Required work:
Below is a listing to write out in full, exactly as given, without its pictures.

Raw data:
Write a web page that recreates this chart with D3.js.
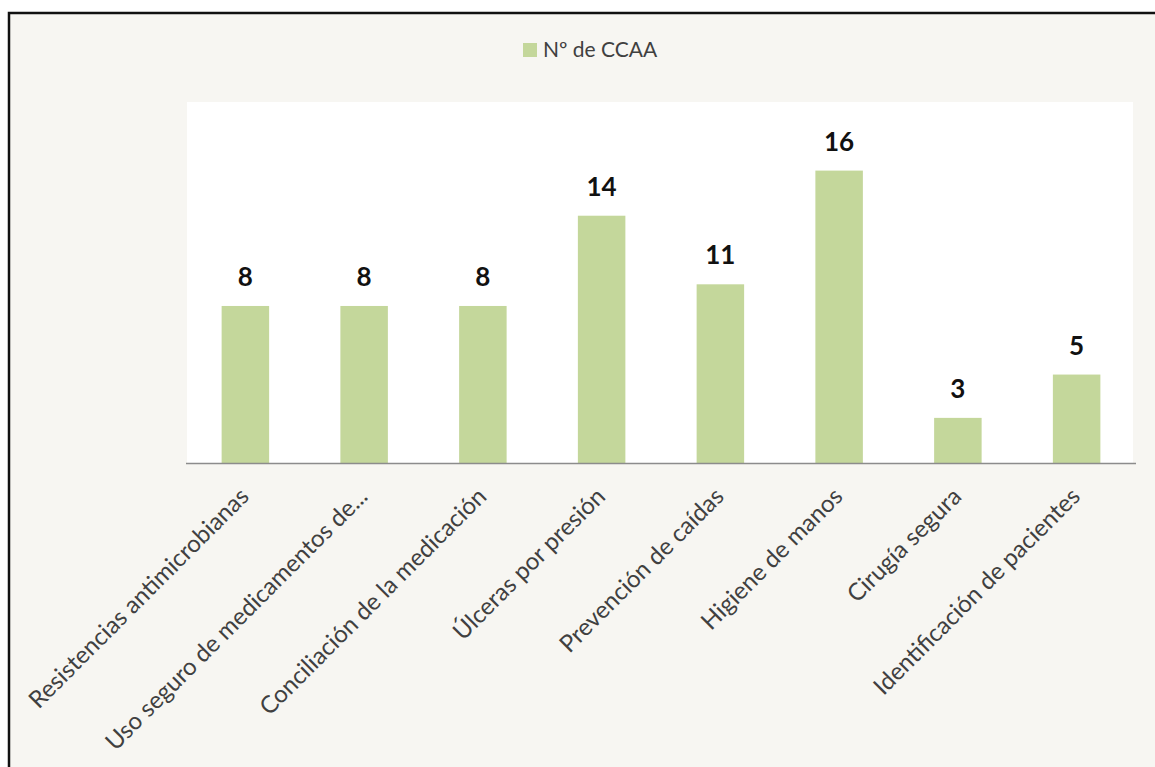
<!DOCTYPE html>
<meta charset="utf-8">
<head>
<style>
body{
	margin:0;
	background:#fff;
}
text{
	font-family:Lato, "Open Sans", sans-serif;
}
.axisLabel{
	font-size:24px;
	fill:#404040;
}
.value{
	font-size:26px;
	font-weight:bold;
	fill:#111;
	text-anchor:middle;
}
.legend{
	font-size:21px;
	fill:#404040;
}
</style>
</head>
<body>
<script src="https://d3js.org/d3.v7.min.js"></script>
<script>

var categories=['Resistencias antimicrobianas','Uso seguro de medicamentos de...','Conciliación de la medicación',
	'Úlceras por presión','Prevención de caídas','Higiene de manos','Cirugía segura','Identificación de pacientes'];
// bar heights as drawn in the picture (axis units)
var values=[8.7,8.7,8.7,13.7,9.9,16.2,2.5,4.9];
// numbers printed above the bars
var labels=[8,8,8,14,11,16,3,5];
var seriesName='Nº de CCAA';

var W=1155,H=767;
var plot={left:186,right:1136,top:102,bottom:463};

var svg=d3.select("body").append("svg").attr("width",W).attr("height",H);

svg.append("rect").attr("x",9).attr("y",13).attr("width",1300).attr("height",900)
	.attr("fill","#f7f6f2").attr("stroke","#111").attr("stroke-width",2.5);

svg.append("rect").attr("x",plot.left+1).attr("y",plot.top)
	.attr("width",1133-plot.left-1).attr("height",plot.bottom-plot.top)
	.attr("fill","#fff");

var x=d3.scaleBand().domain(categories).range([plot.left,plot.right])
	.paddingInner(0.6).paddingOuter(0.3);
var y=d3.scaleLinear().domain([0,20]).range([plot.bottom,plot.top]);

svg.selectAll(".bar").data(values).enter().append("rect").attr("class","bar")
	.attr("x",(d,i)=>x(categories[i]))
	.attr("y",d=>y(d))
	.attr("width",x.bandwidth())
	.attr("height",d=>y(0)-y(d))
	.attr("fill","#c4d79b");

svg.selectAll(".value").data(values).enter().append("text").attr("class","value")
	.attr("x",(d,i)=>x(categories[i])+x.bandwidth()/2)
	.attr("y",d=>y(d)-20)
	.text((d,i)=>labels[i]);

svg.append("line").attr("x1",plot.left).attr("x2",plot.right)
	.attr("y1",plot.bottom+0.5).attr("y2",plot.bottom+0.5)
	.attr("stroke","#8c8c8c").attr("stroke-width",1.5);

svg.selectAll(".axisLabel").data(categories).enter().append("text").attr("class","axisLabel")
	.attr("text-anchor","end")
	.attr("transform",d=>"translate("+(x(d)+x.bandwidth()/2+5)+","+(plot.bottom+35)+") rotate(-45)")
	.text(d=>d);

// legend
svg.append("rect").attr("x",523).attr("y",43).attr("width",14).attr("height",14).attr("fill","#c4d79b");
svg.append("text").attr("class","legend").attr("x",543).attr("y",57).text(seriesName);

</script>
</body>
</html>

Answer to this exercise:
Write a web page that recreates this chart with D3.js.
<!DOCTYPE html>
<meta charset="utf-8">
<head>
<style>
body{
	margin:0;
	background:#fff;
}
text{
	font-family:Lato, "Open Sans", sans-serif;
}
.axisLabel{
	font-size:24px;
	fill:#404040;
}
.value{
	font-size:26px;
	font-weight:bold;
	fill:#111;
	text-anchor:middle;
}
.legend{
	font-size:21px;
	fill:#404040;
}
</style>
</head>
<body>
<script src="https://d3js.org/d3.v7.min.js"></script>
<script>

var categories=['Resistencias antimicrobianas','Uso seguro de medicamentos de...','Conciliación de la medicación',
	'Úlceras por presión','Prevención de caídas','Higiene de manos','Cirugía segura','Identificación de pacientes'];
// bar heights as drawn in the picture (axis units)
var values=[8.7,8.7,8.7,13.7,9.9,16.2,2.5,4.9];
// numbers printed above the bars
var labels=[8,8,8,14,11,16,3,5];
var seriesName='Nº de CCAA';

var W=1155,H=767;
var plot={left:186,right:1136,top:102,bottom:463};

var svg=d3.select("body").append("svg").attr("width",W).attr("height",H);

svg.append("rect").attr("x",9).attr("y",13).attr("width",1300).attr("height",900)
	.attr("fill","#f7f6f2").attr("stroke","#111").attr("stroke-width",2.5);

svg.append("rect").attr("x",plot.left+1).attr("y",plot.top)
	.attr("width",1133-plot.left-1).attr("height",plot.bottom-plot.top)
	.attr("fill","#fff");

var x=d3.scaleBand().domain(categories).range([plot.left,plot.right])
	.paddingInner(0.6).paddingOuter(0.3);
var y=d3.scaleLinear().domain([0,20]).range([plot.bottom,plot.top]);

svg.selectAll(".bar").data(values).enter().append("rect").attr("class","bar")
	.attr("x",(d,i)=>x(categories[i]))
	.attr("y",d=>y(d))
	.attr("width",x.bandwidth())
	.attr("height",d=>y(0)-y(d))
	.attr("fill","#c4d79b");

svg.selectAll(".value").data(values).enter().append("text").attr("class","value")
	.attr("x",(d,i)=>x(categories[i])+x.bandwidth()/2)
	.attr("y",d=>y(d)-20)
	.text((d,i)=>labels[i]);

svg.append("line").attr("x1",plot.left).attr("x2",plot.right)
	.attr("y1",plot.bottom+0.5).attr("y2",plot.bottom+0.5)
	.attr("stroke","#8c8c8c").attr("stroke-width",1.5);

svg.selectAll(".axisLabel").data(categories).enter().append("text").attr("class","axisLabel")
	.attr("text-anchor","end")
	.attr("transform",d=>"translate("+(x(d)+x.bandwidth()/2+5)+","+(plot.bottom+35)+") rotate(-45)")
	.text(d=>d);

// legend
svg.append("rect").attr("x",523).attr("y",43).attr("width",14).attr("height",14).attr("fill","#c4d79b");
svg.append("text").attr("class","legend").attr("x",543).attr("y",57).text(seriesName);

</script>
</body>
</html>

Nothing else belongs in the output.